Street music - It's a foggy, brisk evening and you're walking to meet your friends in the piazza. You're sauntering down a narrow, cobbled street. You turn the corner only to be faced with a man playing Silent Night on the harmonica. Yes this really happened, and yes it did feel like I was walking through a film set.

Fruit and veg - Great quality fruit and vegetables are so easy to come by in Italy: the local market and even supermarket are bursting with fresh, juicy produce. The culture surrounding food in Italy is so very wholesome and good. It's something special to see. I've seen small children sitting at the table, as happy cracking open a peanut as they were with the chocolate bar they were munching on five minutes ago. Would I have even known how to crack open a peanut at two years old? Probably not.

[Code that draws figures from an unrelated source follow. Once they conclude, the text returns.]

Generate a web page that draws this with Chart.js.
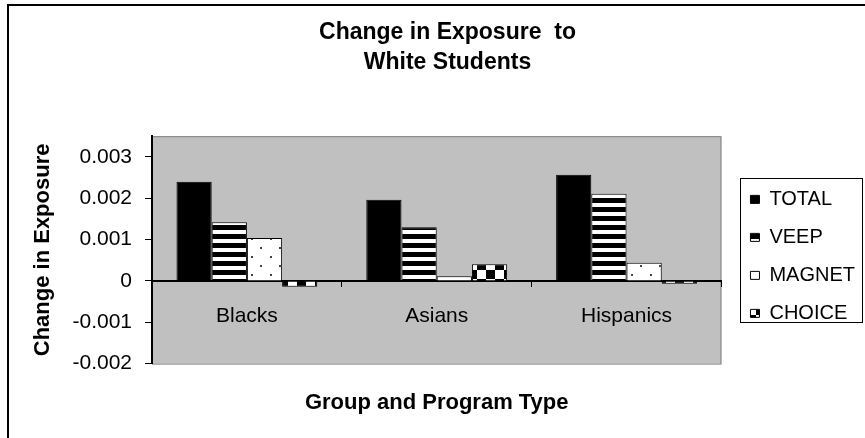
<!DOCTYPE html>
<html>
<head>
<meta charset="utf-8">
<script src="https://cdn.jsdelivr.net/npm/chart.js@4.4.1/dist/chart.umd.min.js"></script>
<style>
html,body{margin:0;padding:0;background:#fff;}
#wrap{width:865px;height:438px;}
</style>
</head>
<body>
<div id="wrap"><canvas id="c" width="865" height="438"></canvas></div>
<script>
// ---- data ----
const categories = ['Blacks', 'Asians', 'Hispanics'];
const seriesNames = ['TOTAL', 'VEEP', 'MAGNET', 'CHOICE'];
const totalValues  = [0.00240, 0.00196, 0.00257];
const veepValues   = [0.00142, 0.00130, 0.00211];
const magnetValues = [0.00104, 0.00011, 0.00044];
const choiceValues = [-0.00014, 0.00040, -0.00007];
const yTickValues  = [-0.002, -0.001, 0, 0.001, 0.002, 0.003];
const chartTitle = ['Change in Exposure  to', 'White Students'];
const xTitle = 'Group and Program Type';
const yTitle = 'Change in Exposure';

const FONT = "'Liberation Sans', Arial, Helvetica, sans-serif";

// ---- fill patterns ----
function makePattern(w, h, draw) {
  const cv = document.createElement('canvas');
  cv.width = w; cv.height = h;
  const g = cv.getContext('2d');
  draw(g, w, h);
  return g.createPattern(cv, 'repeat');
}
const ctx = document.getElementById('c').getContext('2d');
const stripePattern = makePattern(8, 9, (g, w, h) => {
  g.fillStyle = '#fff'; g.fillRect(0, 0, w, h);
  g.fillStyle = '#000'; g.fillRect(0, 0, w, 5);
});
const dotPattern = makePattern(19, 18, (g, w, h) => {
  g.fillStyle = '#fff'; g.fillRect(0, 0, w, h);
  g.fillStyle = '#444'; g.fillRect(4, 4, 2, 2); g.fillRect(13, 13, 2, 2);
});
const checkPattern = makePattern(18, 18, (g, w, h) => {
  g.fillStyle = '#fff'; g.fillRect(0, 0, w, h);
  g.fillStyle = '#000'; g.fillRect(0, 0, 9, 9); g.fillRect(9, 9, 9, 9);
});
const fills = ['#000', stripePattern, dotPattern, checkPattern];
const seriesValues = [totalValues, veepValues, magnetValues, choiceValues];

// ---- plugins ----
const backgroundPlugin = {
  id: 'bgFrame',
  beforeDraw(chart) {
    const c = chart.ctx, a = chart.chartArea;
    c.save();
    c.fillStyle = '#fff';
    c.fillRect(0, 0, chart.width, chart.height);
    c.strokeStyle = '#000';
    c.lineWidth = 2;
    c.strokeRect(8, 5, 1000, 1000);
    c.fillStyle = '#c0c0c0';
    c.fillRect(a.left, a.top, a.right - a.left, a.bottom - a.top);
    c.strokeStyle = '#808080';
    c.lineWidth = 1;
    c.strokeRect(a.left + 0.5, a.top + 0.5, a.right - a.left - 1, a.bottom - a.top);
    c.restore();
  }
};
const legendBorderPlugin = {
  id: 'legendBorder',
  afterDraw(chart) {
    const lg = chart.legend;
    if (!lg || !lg.legendHitBoxes || !lg.legendHitBoxes.length) return;
    const hb = lg.legendHitBoxes;
    const c = chart.ctx;
    const x1 = Math.round(hb[0].left - 10) + 0.5;
    const x2 = Math.round(lg.right - 3) + 0.5;
    const y1 = Math.round(hb[0].top - 11) + 0.5;
    const y2 = Math.round(hb[hb.length - 1].top + 19) + 0.5;
    c.save();
    c.strokeStyle = '#000';
    c.lineWidth = 1;
    c.strokeRect(x1, y1, x2 - x1, y2 - y1);
    c.restore();
  }
};

Chart.defaults.color = '#000';
Chart.defaults.font.family = FONT;

new Chart(ctx, {
  type: 'bar',
  data: {
    labels: categories,
    datasets: seriesNames.map((name, i) => ({
      label: name,
      data: seriesValues[i],
      backgroundColor: fills[i],
      borderColor: '#000',
      borderWidth: 1,
      xAxisID: 'x',
      yAxisID: 'y',
      categoryPercentage: 0.742,
      barPercentage: 1.0
    }))
  },
  options: {
    responsive: false,
    animation: false,
    devicePixelRatio: 1,
    layout: { padding: { left: 30, right: 0, top: 0, bottom: 0 } },
    plugins: {
      tooltip: { enabled: false },
      title: {
        display: true,
        text: chartTitle,
        font: { family: FONT, size: 23, weight: 'bold', lineHeight: 1.33 },
        color: '#000',
        padding: { top: 17, bottom: 58 }
      },
      legend: {
        display: true,
        position: 'right',
        align: 'center',
        fullSize: false,
        title: { display: true, text: ' ', font: { size: 10, lineHeight: 1 }, padding: { top: 0, bottom: 3 } },
        labels: {
          font: { family: FONT, size: 20 },
          color: '#000',
          boxWidth: 9,
          boxHeight: 8,
          padding: 18
        }
      }
    },
    scales: {
      x: {
        type: 'category',
        position: { y: 0 },
        offset: true,
        afterFit(s) { s.height = 0; },
        grid: { display: true, drawOnChartArea: false, drawTicks: true, tickLength: 5, color: '#000', offset: true },
        border: { display: true, color: '#000', width: 2 },
        ticks: { font: { family: FONT, size: 21 }, color: '#000', padding: 18, maxRotation: 0, autoSkip: false }
      },
      x2: {
        type: 'category',
        position: 'bottom',
        display: true,
        offset: true,
        grid: { display: false, drawTicks: false },
        border: { display: false },
        ticks: { display: false },
        title: {
          display: true,
          text: xTitle,
          font: { family: FONT, size: 22, weight: 'bold', lineHeight: 1.2 },
          color: '#000',
          padding: { top: 26, bottom: 22 }
        }
      },
      y: {
        type: 'linear',
        position: 'left',
        min: -0.002,
        max: 0.0035,
        afterBuildTicks(s) {
          s.ticks = yTickValues.map(v => ({ value: v }));
        },
        afterFit(s) { s.width = 122; },
        grid: { display: true, drawOnChartArea: false, drawTicks: true, tickLength: 7, color: '#000', lineWidth: 1 },
        border: { display: true, color: '#000', width: 2 },
        ticks: {
          font: { family: FONT, size: 21 },
          color: '#000',
          padding: 13,
          callback: v => (Math.abs(v) < 1e-12 ? '0' : v.toFixed(3))
        },
        title: {
          display: true,
          text: yTitle,
          font: { family: FONT, size: 22, weight: 'bold', lineHeight: 1.2 },
          color: '#000',
          padding: { top: 0, bottom: 0 }
        }
      },
      yR: {
        type: 'linear',
        position: 'right',
        display: true,
        afterFit(s) { s.width = 11; },
        grid: { display: false, drawTicks: false },
        border: { display: false },
        ticks: { display: false }
      }
    }
  },
  plugins: [backgroundPlugin, legendBorderPlugin]
});
</script>
</body>
</html>
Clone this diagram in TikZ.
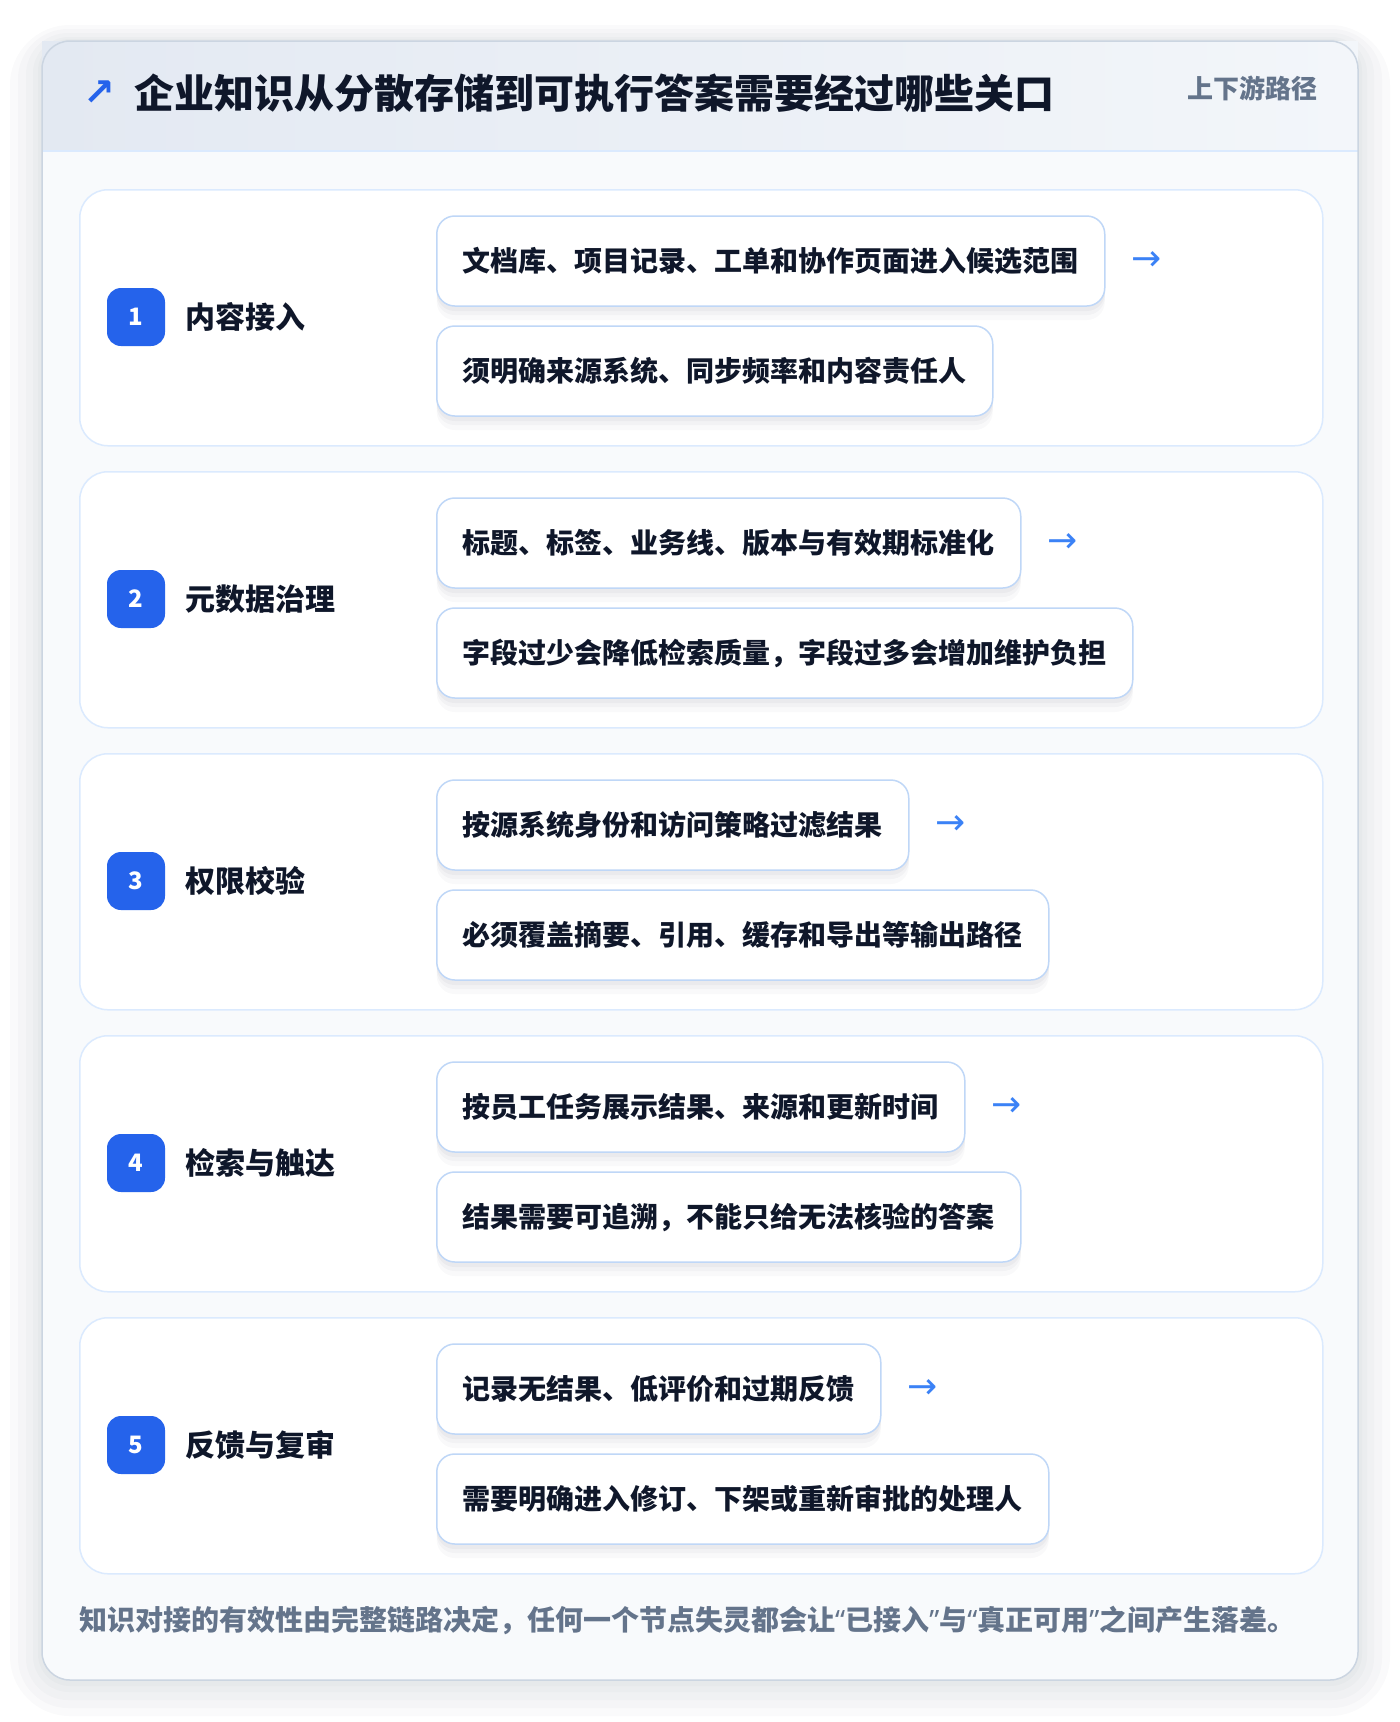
\documentclass[tikz,border=0pt]{standalone}
\usepackage{fontspec}
\setmainfont{Noto Sans CJK SC}
\newfontfamily\symfont{DejaVu Sans}
\newfontfamily\quotefont{Noto Sans}
\usetikzlibrary{positioning}

\definecolor{ink}{HTML}{0F172A}
\definecolor{muted}{HTML}{64748B}
\definecolor{brand}{HTML}{2563EB}
\definecolor{flowblue}{HTML}{3B82F6}
\definecolor{rowline}{HTML}{DBEAFE}
\definecolor{itemline}{HTML}{BFD7F7}
\definecolor{cardline}{HTML}{CBD5E1}
\definecolor{cardfill}{HTML}{F8FAFC}
\definecolor{headleft}{HTML}{E3E9F2}
\definecolor{headright}{HTML}{F3F6FA}
\definecolor{shade}{HTML}{1E293B}

\tikzstyle{rowbox} = [draw=rowline, line width=1.5pt, fill=white, rounded corners=28pt,
minimum width=1243pt, minimum height=256pt, anchor=north west, inner sep=0pt]
\tikzstyle{badge} = [fill=brand, rounded corners=14pt, minimum width=58pt, minimum height=58pt,
text=white, font=\fontsize{24}{24}\selectfont\bfseries, inner sep=0pt]
\tikzstyle{steplabel} = [text=ink, font=\fontsize{30}{30}\selectfont\bfseries, inner sep=0pt]
\tikzstyle{item} = [draw=itemline, line width=1.5pt, fill=white, rounded corners=18pt,
minimum height=90pt, inner xsep=26pt, text=ink, anchor=west,
font=\fontsize{28}{28}\selectfont\bfseries, text height=23pt, text depth=3pt,
preaction={fill=shade, fill opacity=0.025, transform canvas={yshift=-14pt}},
preaction={fill=shade, fill opacity=0.03, transform canvas={yshift=-9pt}},
preaction={fill=shade, fill opacity=0.035, transform canvas={yshift=-5pt}}]
\tikzstyle{flow} = [text=flowblue, font=\symfont\fontsize{36}{36}\selectfont, inner sep=0pt]
\tikzstyle{glow} = [fill=shade, fill opacity=0.018]
\newcommand{\q}[1]{{\quotefont #1}}

\begin{document}
\begin{tikzpicture}[x=1pt, y=1pt]

\fill[white] (0,0) rectangle (1400,-1722);
\useasboundingbox (0,0) rectangle (1400,-1722);

% card and its shadow
\fill[glow, rounded corners=60pt] (10,-25) rectangle (1390,-1716);
\fill[glow, rounded corners=50pt] (18,-29) rectangle (1382,-1708);
\fill[glow, rounded corners=42pt] (26,-33) rectangle (1374,-1700);
\fill[glow, rounded corners=36pt] (33,-37) rectangle (1367,-1692);
\fill[glow, rounded corners=32pt] (38,-39) rectangle (1362,-1686);
\fill[cardfill, rounded corners=28pt] (42,-41) rectangle (1358,-1680);
\shade[left color=headleft, right color=headright] (42,-41) rectangle (1358,-151);
\draw[rowline, line width=1.5pt] (42,-151) -- (1358,-151);
\draw[cardline, line width=1.5pt, rounded corners=28pt] (42,-41) rectangle (1358,-1680);

\node (icon) at (99,-93) [text=brand, font=\symfont\fontsize{38}{38}\selectfont\bfseries, inner sep=0pt] {↗};
\node (title) at (134,-93) [anchor=west, inner sep=0pt, text=ink, font=\fontsize{40}{40}\selectfont\bfseries] {企业知识从分散存储到可执行答案需要经过哪些关口};
\node (tag) at (1318,-88) [anchor=east, inner sep=0pt, text=muted, font=\fontsize{26}{26}\selectfont\bfseries] {上下游路径};

% 1
\node (row1) at (79,-189) [rowbox] {};
\node (b1) at (136,-317) [badge] {1};
\node (s1) [steplabel, right=20pt of b1] {内容接入};
\node (a1) at (436,-261) [item] {文档库、项目记录、工单和协作页面进入候选范围};
\node (c1) at (436,-371) [item] {须明确来源系统、同步频率和内容责任人};
\node (f1) [flow, right=26pt of a1] {→};

% 2
\node (row2) at (79,-471) [rowbox] {};
\node (b2) at (136,-599) [badge] {2};
\node (s2) [steplabel, right=20pt of b2] {元数据治理};
\node (a2) at (436,-543) [item] {标题、标签、业务线、版本与有效期标准化};
\node (c2) at (436,-653) [item] {字段过少会降低检索质量，字段过多会增加维护负担};
\node (f2) [flow, right=26pt of a2] {→};

% 3
\node (row3) at (79,-753) [rowbox] {};
\node (b3) at (136,-881) [badge] {3};
\node (s3) [steplabel, right=20pt of b3] {权限校验};
\node (a3) at (436,-825) [item] {按源系统身份和访问策略过滤结果};
\node (c3) at (436,-935) [item] {必须覆盖摘要、引用、缓存和导出等输出路径};
\node (f3) [flow, right=26pt of a3] {→};

% 4
\node (row4) at (79,-1035) [rowbox] {};
\node (b4) at (136,-1163) [badge] {4};
\node (s4) [steplabel, right=20pt of b4] {检索与触达};
\node (a4) at (436,-1107) [item] {按员工任务展示结果、来源和更新时间};
\node (c4) at (436,-1217) [item] {结果需要可追溯，不能只给无法核验的答案};
\node (f4) [flow, right=26pt of a4] {→};

% 5
\node (row5) at (79,-1317) [rowbox] {};
\node (b5) at (136,-1445) [badge] {5};
\node (s5) [steplabel, right=20pt of b5] {反馈与复审};
\node (a5) at (436,-1389) [item] {记录无结果、低评价和过期反馈};
\node (c5) at (436,-1499) [item] {需要明确进入修订、下架或重新审批的处理人};
\node (f5) [flow, right=26pt of a5] {→};

\node (note) at (79,-1620) [anchor=west, inner sep=0pt, text=muted, font=\fontsize{28}{28}\selectfont\bfseries] {知识对接的有效性由完整链路决定，任何一个节点失灵都会让\q{“}已接入\q{”}与\q{“}真正可用\q{”}之间产生落差。};

\end{tikzpicture}
\end{document}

Porta Cittadina - Italy has a wonderful way of mixing the contemporary with the historic. I often wonder whether the Italians realise how incredible that is: popping to the supermarket and passing stunning architecture with a lifespan and experience that surpasses any human's. This is something that is epitomised for me by the porte cittadine (city gates). Not every town has them, but in those that do they rarely seem to be separated off for the tourists. You find them next to your favourite bar, by the side of the road... Modern Italy has grown with and around them and they are integrated into its everyday life.

Sunday evening - Where I come from this means a cosy evening in. Some of the brave ones may venture out to the pub, but for me Sunday evenings have never been associated with being particularly sociable. This is not so for the Italians. While I can't speak for everyone, and Sunday evenings certainly aren't as bustling as Friday or Saturday evening, you'll still be hard pressed to find a parking spot near the centre. Many of the restaurants that are still open are full, bars are serving, and the little street food counter on the corner is open and in business until late.

Dinner parties - There's a time and a place for house parties, going out to dance and sipping a spritz in the piazza. Other than the latter, these are things we're probably all fairly familiar with. However when it comes to social events, there is one that Italians know how to do much better than us: the dinner party. For me there's nothing nicer than a small group of friends getting together to have some good food, and maybe some good wine too. Whether it's planned several weeks or just a couple of hours in advance, there is nothing pretentious about it. Although the fact that Italian cuisine seems to always be top notch without them even trying must take some of the pressure off.

It seems to me that Italian culture has understood the art of making the most out of what you've got, and enjoying every ounce of it. Bella vita, indeed.

Do you agree with these? Have you been to Italy? What did you love most?